質問者: まあ、破壊というわけではありませんが、例えば30秒間の他の音節があって、その後に「three」があるような場合を想像できます。それは「three」という単語ではありません。
ホップフィールド: システムを構築する際、信号によってバンプを動かす動きがあります。また、シナプス接続からの弱い動きもあり、バンプを動かすのに十分な駆動力がない限り動きません。
つまり、期待する信号を得るためには閾値があるのです。様々な調整パラメータがあります。どれくらうまく機能するか、正確にはわかりません。完璧には機能しませんが、少なくともその背後に運動方程式があるので、実際に実装しているアルゴリズムがよく定義されています。

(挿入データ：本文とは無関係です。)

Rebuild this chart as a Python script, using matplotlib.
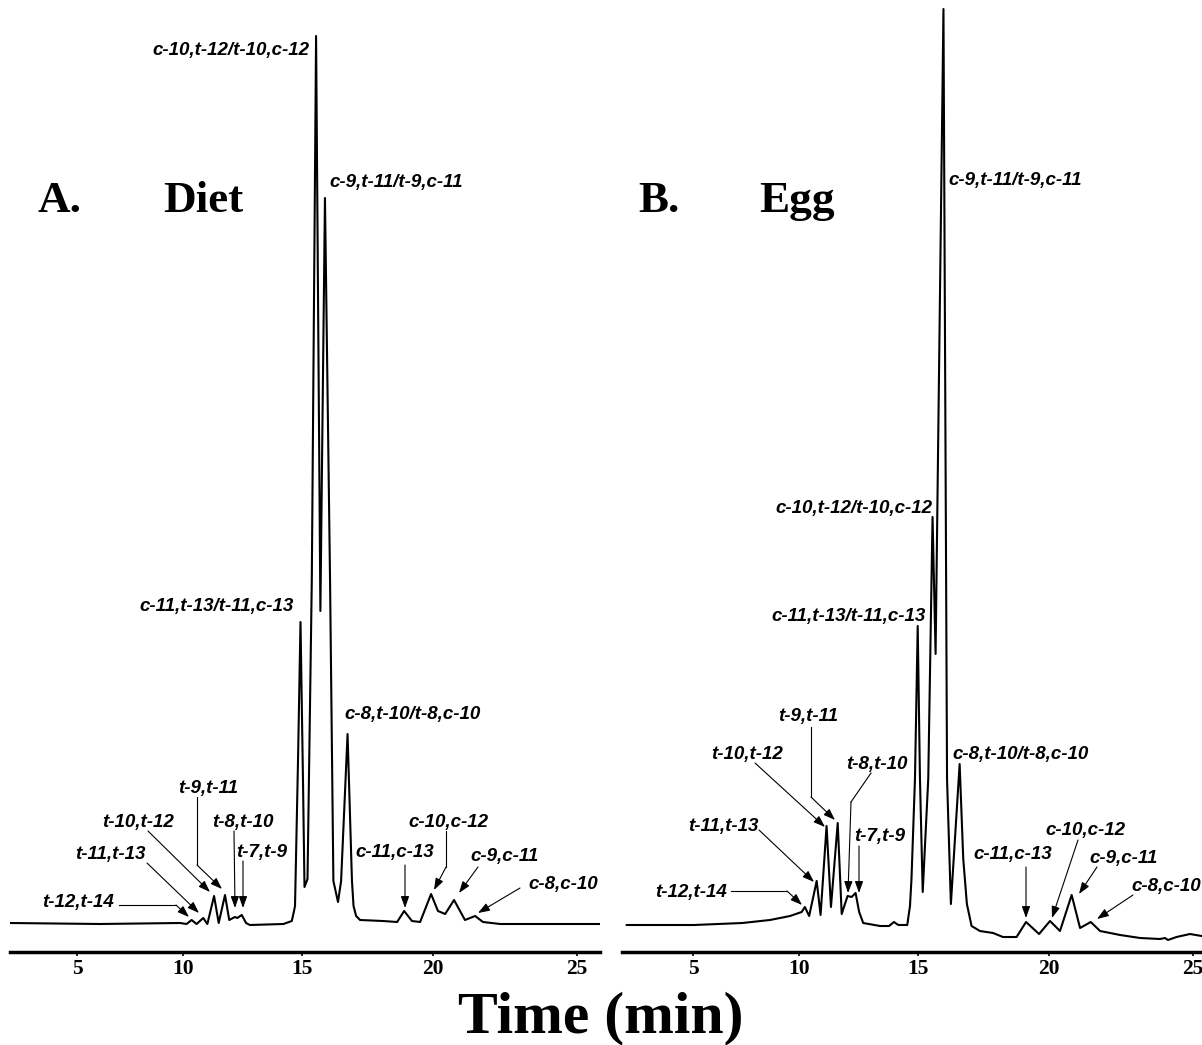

質問者: つまり、時間伸縮をしたいので、「three」をそのまま認識できるというのはOKですね。問題ないですよね。でも、例えば「three...」のように間に無音があっても認識できるでしょうか?バンプを後ろに押し戻すような何かが必要なように思えます。無関係な何かが言われたときにそうするような。
ホップフィールド: それは、フィードバック結合に小さな非対称性を入れることで行いました。バンプを中立的に安定にするのではなく、ここからあそこへの非常に速い前方シナプスの非対称性を作ることができます。そうすると、ここに戻ってくるでしょう。
これによって閾値が設定され、本当に駆動力がないと前に進まないようになります。
質問者: でも、それでもランダムノイズと、ただ遅くしたり間延びしたりしているシーケンスを区別することはできないのではないでしょうか。これらを区別したいと思うのですが。
ホップフィールド: 時間を任意に引き伸ばすことはできません。そのように設定しているのは、ランダムノイズが「three」として認識されるのを防ぐためです。
質問者: わかりました、ありがとうございます。
議長: では、もう一度スピーカーに拍手をお願いします。
ホップフィールド: どうもありがとうございました。